# A diagram for understanding action/coaction compatibility in a Yetter-Drinfeld module

For a Hopf algebra $H$ with antipode $S$, let $M$ be a left $H$-module with the action $h \otimes m \mapsto \rho(h,m)$, and also a left $H$-comodule with coaction $\delta \colon m \mapsto m^{(-1)} \otimes m^{(0)}$. For $M$ to be a Yetter-Drinfeld module, it must satisfy the compatibility condition $$\delta(\rho(h,m)) = h_{(1)}m^{(-1)} S(h_{(3)}) \otimes \rho(h_{(2)},m^{(0)})\,.$$ Is there a natural commutative diagram to draw that illustrates this compatibility condition? I've included my attempt below in a CW answer. Also, is there any more reason behind this condition besides "it's the condition we need to be true to get the nice braiding to work out in the Yetter-Drinfeld category?".

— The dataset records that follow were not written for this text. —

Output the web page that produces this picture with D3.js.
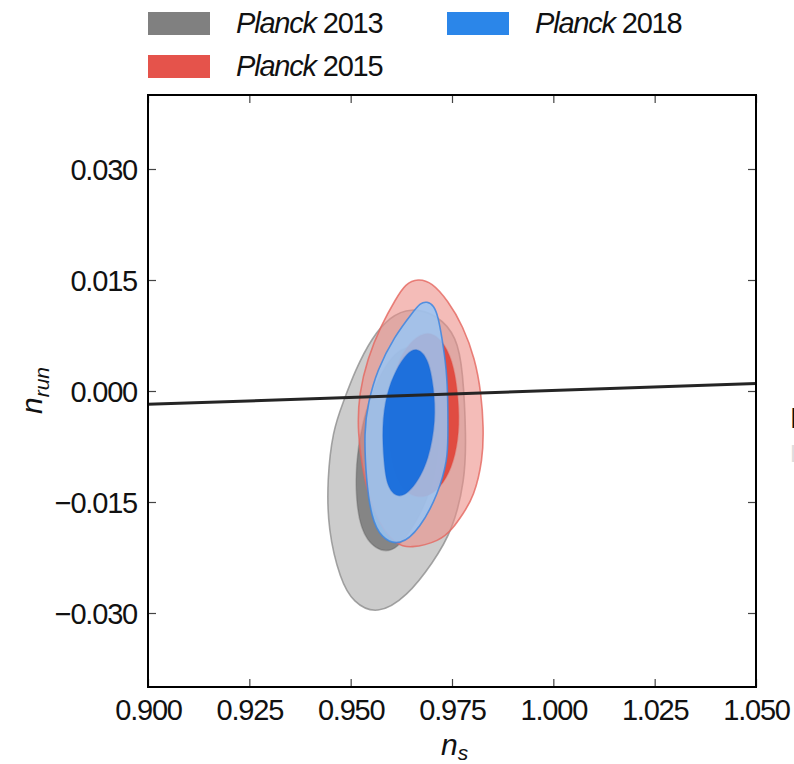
<!DOCTYPE html>
<html>
<head>
<meta charset="utf-8">
<script src="https://cdn.jsdelivr.net/npm/d3@7"></script>
<style>
  body { margin: 0; background: #fff; }
  svg { display: block; font-family: "Liberation Sans", Arial, sans-serif; }
</style>
</head>
<body>
<div id="chart"></div>
<script>
// axis ticks
var nsTicks = [0.900, 0.925, 0.950, 0.975, 1.000, 1.025, 1.050];
var nrunTicks = [-0.030, -0.015, 0.000, 0.015, 0.030];

// contour outlines, [n_s, n_run]
var p13_outer = [[0.9646,0.0113],[0.9715,0.0103],[0.9762,0.0073],[0.9777,0.0028],[0.9785,-0.0062],[0.9782,-0.0120],
  [0.9752,-0.0188],[0.9703,-0.0232],[0.9639,-0.0278],[0.9565,-0.0303],[0.9506,-0.0286],[0.9474,-0.0255],
  [0.9444,-0.0188],[0.9442,-0.0120],[0.9456,-0.0053],[0.9481,-0.0016],[0.9511,0.0028],[0.9553,0.0073],[0.9597,0.0100]];
var p13_inner = [[0.9651,0.0062],[0.9691,0.0049],[0.9715,0.0001],[0.9720,-0.0066],[0.9701,-0.0134],[0.9659,-0.0181],
  [0.9609,-0.0219],[0.9560,-0.0215],[0.9523,-0.0188],[0.9511,-0.0134],[0.9516,-0.0076],[0.9543,-0.0012],
  [0.9585,0.0035],[0.9617,0.0055]];
var p15_outer = [[0.9666,0.0152],[0.9700,0.0147],[0.9740,0.0122],[0.9777,0.0088],[0.9807,0.0043],[0.9822,-0.0003],[0.9828,-0.0049],
  [0.9826,-0.0093],[0.9804,-0.0143],[0.9777,-0.0166],[0.9752,-0.0186],[0.9720,-0.0203],[0.9646,-0.0213],
  [0.9612,-0.0207],[0.9583,-0.0189],[0.9558,-0.0165],[0.9533,-0.0120],[0.9516,-0.0053],[0.9521,-0.0003],
  [0.9541,0.0043],[0.9575,0.0089],[0.9612,0.0125],[0.9635,0.0145]];
var p15_inner = [[0.9688,0.0082],[0.9725,0.0070],[0.9751,0.0042],[0.9764,0.0001],[0.9769,-0.0046],[0.9759,-0.0087],
  [0.9737,-0.0119],[0.9703,-0.0140],[0.9666,-0.0145],[0.9630,-0.0135],[0.9607,-0.0107],[0.9595,-0.0066],
  [0.9598,-0.0012],[0.9612,0.0036],[0.9646,0.0067]];
var p18_outer = [[0.9688,0.0121],[0.9705,0.0116],[0.9716,0.0100],[0.9725,0.0073],[0.9737,0.0028],[0.9740,-0.0016],[0.9740,-0.0062],
  [0.9739,-0.0093],[0.9716,-0.0139],[0.9671,-0.0186],[0.9622,-0.0210],[0.9575,-0.0199],[0.9551,-0.0171],
  [0.9538,-0.0120],[0.9533,-0.0053],[0.9543,-0.0016],[0.9565,0.0028],[0.9608,0.0074],[0.9654,0.0107],[0.9672,0.0119]];
var p18_inner = [[0.9666,0.0059],[0.9692,0.0043],[0.9705,0.0005],[0.9710,-0.0039],[0.9693,-0.0093],[0.9660,-0.0128],
  [0.9622,-0.0147],[0.9590,-0.0132],[0.9582,-0.0097],[0.9577,-0.0049],[0.9588,-0.0003],[0.9612,0.0029],[0.9639,0.0052]];

// reference line
var refLine = [[0.900, -0.0018], [1.050, 0.0010]];

var legendNames = ["2013", "2015", "2018"];
var legendColors = ["#808080", "#e5534b", "#2b86e9"];

var margin = {top: 95, right: 38, bottom: 77, left: 148},
    width = 794 - margin.left - margin.right,
    height = 764 - margin.top - margin.bottom;

var svg = d3.select("#chart").append("svg")
    .attr("width", 794)
    .attr("height", 764);

var g = svg.append("g")
    .attr("transform", "translate(" + margin.left + "," + margin.top + ")");

var x = d3.scaleLinear().domain([0.900, 1.050]).range([0, width]);
var y = d3.scaleLinear().domain([-0.040, 0.040]).range([height, 0]);

var shape = d3.line()
    .x(function (d) { return x(d[0]); })
    .y(function (d) { return y(d[1]); })
    .curve(d3.curveBasisClosed);

var plot = g.append("g");

// contours, drawn in the order of the original figure
var layers = [
  {d: p13_outer, fill: "#999999", fo: 0.5, stroke: "#8a8a8a", so: 0.75},
  {d: p13_inner, fill: "#555555", fo: 0.6, stroke: "#555555", so: 0.3},
  {d: p15_outer, fill: "#ed8f89", fo: 0.6, stroke: "#e5675f", so: 0.8},
  {d: p15_inner, fill: "#e0453a", fo: 0.93, stroke: "#e0453a", so: 0.3},
  {d: p18_outer, fill: "#99c6f5", fo: 0.85, stroke: "#3d86e0", so: 0.85},
  {d: p18_inner, fill: "#0f68db", fo: 0.9, stroke: "#1f66d0", so: 0.3}
];

plot.selectAll("path.contour")
    .data(layers)
    .enter().append("path")
    .attr("class", "contour")
    .attr("d", function (l) { return shape(l.d); })
    .attr("fill", function (l) { return l.fill; })
    .attr("fill-opacity", function (l) { return l.fo; })
    .attr("stroke", function (l) { return l.stroke; })
    .attr("stroke-opacity", function (l) { return l.so; })
    .attr("stroke-width", 1.6);

plot.append("path")
    .datum(refLine)
    .attr("d", d3.line().x(function (d) { return x(d[0]); }).y(function (d) { return y(d[1]); }))
    .attr("stroke", "#252525")
    .attr("stroke-width", 3)
    .attr("fill", "none");

// axes, ticks pointing inward
var fmt = d3.format(".3f");

var xAxis = g.append("g")
    .attr("transform", "translate(0," + height + ")")
    .call(d3.axisBottom(x).tickValues(nsTicks).tickFormat(fmt).tickSizeInner(-8).tickSizeOuter(0).tickPadding(10));
var xTop = g.append("g")
    .call(d3.axisTop(x).tickValues(nsTicks).tickFormat("").tickSizeInner(-8).tickSizeOuter(0));
var yAxis = g.append("g")
    .call(d3.axisLeft(y).tickValues(nrunTicks).tickFormat(fmt).tickSizeInner(-8).tickSizeOuter(0).tickPadding(11));
var yRight = g.append("g")
    .attr("transform", "translate(" + width + ",0)")
    .call(d3.axisRight(y).tickValues(nrunTicks).tickFormat("").tickSizeInner(-8).tickSizeOuter(0));

g.selectAll(".domain").remove();
g.selectAll(".tick line").attr("stroke", "#444").attr("stroke-width", 1.2);
g.selectAll(".tick text")
    .attr("fill", "#111")
    .style("font-size", "29px")
    .style("letter-spacing", "-1.2px")
    .style("font-family", "Liberation Sans");
xAxis.selectAll(".tick text").attr("dy", "0.78em");
yAxis.selectAll(".tick text").attr("dy", "0.36em");

// frame
g.append("rect")
    .attr("width", width)
    .attr("height", height)
    .attr("fill", "none")
    .attr("stroke", "#000")
    .attr("stroke-width", 2);

// axis titles
var xt = svg.append("text")
    .attr("x", 441)
    .attr("y", 755)
    .style("font-size", "30px")
    .style("font-style", "italic")
    .attr("fill", "#111");
xt.append("tspan").text("n");
xt.append("tspan").attr("dy", 5).style("font-size", "21px").text("s");

var yt = svg.append("text")
    .attr("transform", "translate(42,414) rotate(-90)")
    .style("font-size", "30px")
    .style("font-style", "italic")
    .attr("fill", "#111");
yt.append("tspan").text("n");
yt.append("tspan").attr("dy", 7).style("font-size", "21px").text("run");

// legend
var legendPos = [[148, 12], [148, 55], [447, 12]];
var leg = svg.selectAll("g.legend")
    .data(legendNames)
    .enter().append("g")
    .attr("class", "legend")
    .attr("transform", function (d, i) { return "translate(" + legendPos[i][0] + "," + legendPos[i][1] + ")"; });

leg.append("rect")
    .attr("width", 62)
    .attr("height", 23)
    .attr("fill", function (d, i) { return legendColors[i]; });

var lt = leg.append("text")
    .attr("x", 88)
    .attr("y", 21)
    .style("font-size", "29px")
    .style("letter-spacing", "-1.2px")
    .attr("fill", "#111");
lt.append("tspan").style("font-style", "italic").text("Planck");
lt.append("tspan").text(function (d) { return " " + d; });

// pieces of the next panel peeking in at the right edge
svg.append("text").attr("x", 790).attr("y", 428).style("font-size", "30px").attr("fill", "#111").text("L");
svg.append("text").attr("x", 790).attr("y", 462).style("font-size", "24px").attr("fill", "#ddd").text("L");
</script>
</body>
</html>
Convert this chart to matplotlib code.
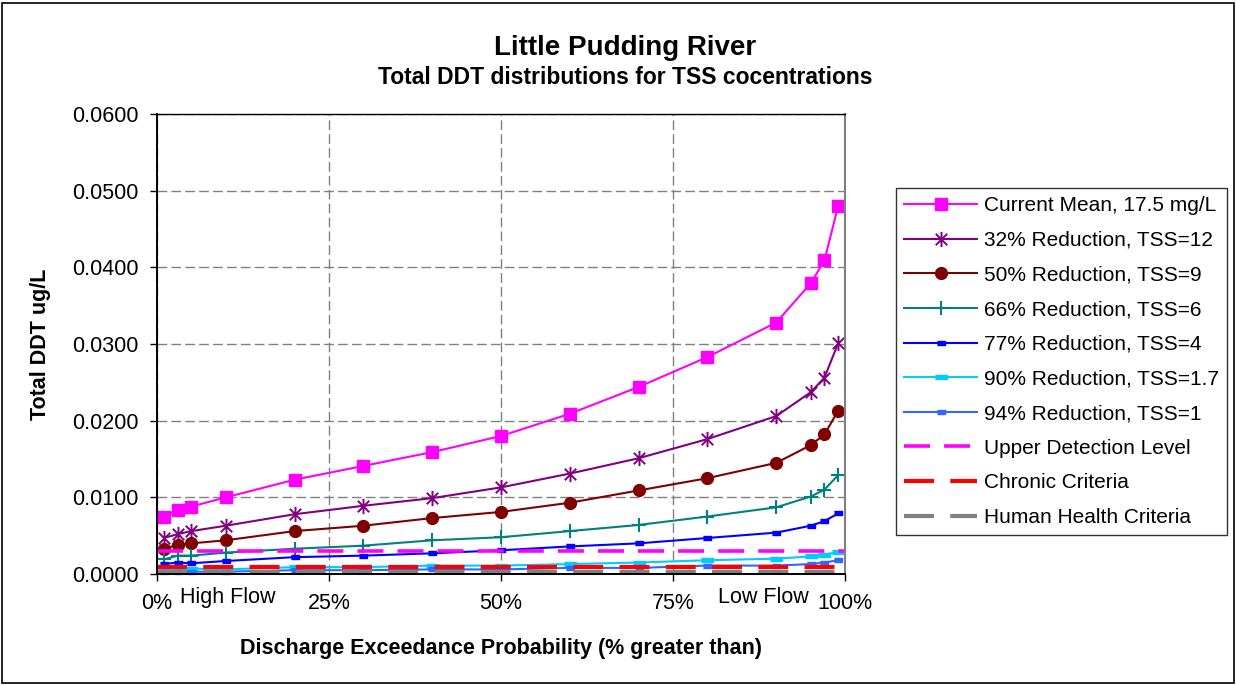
# -*- coding: utf-8 -*-
"""Little Pudding River - Total DDT Verteilungen fuer TSS Konzentrationen"""
import matplotlib
matplotlib.use("Agg")
import matplotlib.pyplot as plt
import matplotlib.transforms as mtransforms
from matplotlib.path import Path
from matplotlib.ticker import FuncFormatter, MultipleLocator

## Daten
pct = [1, 3, 5, 10, 20, 30, 40, 50, 60, 70, 80, 90, 95, 97, 99]
current_mean = [0.0075, 0.0084, 0.0088, 0.0100, 0.0123, 0.0141, 0.0159, 0.0180,
                0.0209, 0.0244, 0.0283, 0.0328, 0.0379, 0.0409, 0.0480]
red_32 = [0.0047, 0.0052, 0.0056, 0.0063, 0.0078, 0.0089, 0.0099, 0.0113,
          0.0131, 0.0151, 0.0176, 0.0206, 0.0237, 0.0256, 0.0301]
red_50 = [0.0033, 0.0038, 0.0040, 0.0044, 0.0056, 0.0063, 0.0073, 0.0081,
          0.0093, 0.0109, 0.0125, 0.0145, 0.0168, 0.0182, 0.0213]
red_66 = [0.0019, 0.0024, 0.0024, 0.0028, 0.0033, 0.0037, 0.0044, 0.0048,
          0.0056, 0.0064, 0.0075, 0.0087, 0.0101, 0.0110, 0.0129]
red_77 = [0.0013, 0.0015, 0.0014, 0.0017, 0.0022, 0.0024, 0.0027, 0.0031,
          0.0036, 0.0040, 0.0047, 0.0054, 0.0063, 0.0069, 0.0079]
red_90 = [0.0006, 0.0006, 0.0007, 0.0006, 0.0009, 0.0009, 0.0011, 0.0011,
          0.0013, 0.0015, 0.0018, 0.0020, 0.0023, 0.0025, 0.0029]
red_94 = [0.0003, 0.0003, 0.0003, 0.0003, 0.0005, 0.0005, 0.0006, 0.0006,
          0.0008, 0.0008, 0.0011, 0.0011, 0.0013, 0.0015, 0.0018]

series_labels = ["Current Mean, 17.5 mg/L", "32% Reduction, TSS=12", "50% Reduction, TSS=9",
                 "66% Reduction, TSS=6", "77% Reduction, TSS=4", "90% Reduction, TSS=1.7",
                 "94% Reduction, TSS=1"]

# Grenzwerte
level_x = [0, 100]
upper_detection = 0.003
chronic_criteria = 0.00095
human_health = 0.00025
level_labels = ["Upper Detection Level", "Chronic Criteria", "Human Health Criteria"]

x_ticks = [0, 25, 50, 75, 100]

## Plot Optionen
matplotlib.rcParams.update({'font.family': ['Liberation Sans', 'DejaVu Sans'], 'font.size': 15.5})
bar = [(-1, -0.4), (1, -0.4), (1, 0.4), (-1, 0.4)]
# Excel-Stern: senkrechter Strich plus X
asterisk = Path([(0, -1), (0, 1), (-0.75, -0.75), (0.75, 0.75), (-0.75, 0.75), (0.75, -0.75)],
                [Path.MOVETO, Path.LINETO, Path.MOVETO, Path.LINETO, Path.MOVETO, Path.LINETO])
styles = [
    dict(color="#FF00FF", marker="s", ms=8),
    dict(color="#800080", marker=asterisk, ms=11, mew=1.4),
    dict(color="#800000", marker="o", ms=8.5),
    dict(color="#008080", marker="+", ms=10, mew=1.5),
    dict(color="#0000FF", marker=bar, ms=6),
    dict(color="#00CCFF", marker=bar, ms=8),
    dict(color="#3366FF", marker=bar, ms=6),
]
series = [current_mean, red_32, red_50, red_66, red_77, red_90, red_94]

fig = plt.figure(figsize=(12.36, 6.85), dpi=100)
ax1 = fig.add_axes([0.127, 0.162, 0.5567, 0.6716])

for ii, values in enumerate(series):
    ax1.plot(pct, values, linewidth=1.5, label=series_labels[ii], clip_on=False, **styles[ii])

dash = (7.2, 3.9)
ax1.plot(level_x, [upper_detection] * 2, color="#FF00FF", linewidth=2.6, dashes=dash, label=level_labels[0])
ax1.plot(level_x, [chronic_criteria] * 2, color="#FF0000", linewidth=3.0, dashes=dash, label=level_labels[1])
ax1.plot(level_x, [human_health] * 2, color="#808080", linewidth=3.0, dashes=dash, label=level_labels[2])

ax1.set_xlim([0, 100])
ax1.set_ylim([0, 0.06])
ax1.set_xticks(x_ticks)
ax1.xaxis.set_major_formatter(FuncFormatter(lambda v, p: "%d%%" % v))
ax1.yaxis.set_major_locator(MultipleLocator(0.01))
ax1.yaxis.set_major_formatter(FuncFormatter(lambda v, p: "%.4f" % v))
ax1.tick_params(axis='both', direction='out', length=5, width=1, colors='black')
ax1.tick_params(axis='x', pad=9)
ax1.tick_params(axis='y', pad=8)
ax1.grid(True, color="#808080", linestyle=(0, (7, 3)), linewidth=1)
ax1.set_axisbelow(True)
for side in ["left", "bottom", "top"]:
    ax1.spines[side].set_color("black")
ax1.spines["left"].set_linewidth(1.4)
ax1.spines["bottom"].set_linewidth(1.4)
ax1.spines["top"].set_linewidth(1.0)
ax1.spines["right"].set_color("#808080")
ax1.spines["right"].set_linewidth(1.5)

ax1.set_xlabel("Discharge Exceedance Probability (% greater than)", fontweight="bold", labelpad=17)
ax1.set_ylabel("Total DDT ug/L", fontweight="bold", labelpad=15)

trans = mtransforms.blended_transform_factory(ax1.transData, ax1.transAxes)
ax1.text(3.3, -0.064, "High Flow", transform=trans, ha="left", va="baseline")
ax1.text(81.5, -0.064, "Low Flow", transform=trans, ha="left", va="baseline")

fig.text(0.5057, 0.9197, "Little Pudding River", ha="center", va="baseline", fontsize=20, fontweight="bold")
fig.text(0.5057, 0.8775, "Total DDT distributions for TSS cocentrations", ha="center", va="baseline",
         fontsize=16.5, fontweight="bold")

leg = ax1.legend(loc="upper left", bbox_to_anchor=(0.725, 0.7255), bbox_transform=fig.transFigure,
                 fontsize=15, frameon=True, fancybox=False, borderaxespad=0, handlelength=3.5,
                 handletextpad=0.3, labelspacing=0.75, borderpad=0.4)
leg.get_frame().set_edgecolor("black")
leg.get_frame().set_linewidth(1.0)

# Rahmen um die ganze Grafik
fig.patches.append(plt.Rectangle((0.002, 0.003), 0.996, 0.992, transform=fig.transFigure,
                                 fill=False, edgecolor="black", linewidth=1.2))

plt.savefig("out.png", dpi=100)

## migrated from math.stackexchange.comJan 29 '18 at 17:16

This question came from our site for people studying math at any level and professionals in related fields.

• As for the last question: The category of Yetter-Drinfeld modules of $H$ is equivalent to the category of modules over the Drinfeld double $D(H)$. But I guess this merely shifts your question to why the Drinfeld double is defined the way it is. – Mathematician 42 Feb 3 '18 at 6:06

$$\require{AMScd} \begin{CD} H \otimes M @>{\rho}>> M @>{\delta}>> H \otimes M \\ @V{\Delta^2 \otimes \delta}VV @. @AA{m^2 \otimes \rho}A \\ H^{\otimes 4} \otimes M @>>{\mathbb{1} \otimes T \otimes \mathbb{1}}> H^{\otimes 4} \otimes M @>>{\mathbb{1}\otimes\mathbb{1}\otimes S \otimes\mathbb{1}\otimes\mathbb{1}}> H^{\otimes 4} \otimes M \end{CD}$$
In this diagram, the Hopf algebra is associative and coassociative so the maps $$\Delta^2 \colon H \to H \otimes H \otimes H \quad\text{and}\quad m^2 \colon H \otimes H \otimes H \to H$$ are well defined. The symbol $H^{\otimes 4}$ is short for $H \otimes H \otimes H \otimes H$, and $T$ is an "outer twist" map where $T(a \otimes b \otimes c) = c \otimes b \otimes a$ . Or if you prefer, if $\tau$ is the usual twist map $\tau(a \otimes b) = b \otimes a$, then we can write $T$ as $(\mathbb{1}\otimes{\tau})(\tau\otimes\mathbb{1})(\mathbb{1}\otimes{\tau})$, which I think relates this more closely to the braiding we want in the category.
The equivalent way of writing the Yetter-Drinfeld compatibility condition between left action and left coaction described in this post can be easily translated into a commutative diagram. It looks like this $$(\nabla\otimes\rho)(1\otimes\tau\otimes 1)(1\otimes\delta)=(\nabla^\mathrm{op}\otimes 1)(1\otimes\delta)(1\otimes\rho)(\Delta^\mathrm{op}\otimes 1)\,.$$ Similary equations work for $${}_H\mathcal{YD}^H$$ instead of $${}_H^H\mathcal{YD}$$, see for example Kassel, Definition IX.5.1, page 220. These equations tell us how $$\rho$$ and $$\delta$$ "commute". We need precisely this condition to compute the Drinfeld center of $${}_H\mathrm{Mod}$$.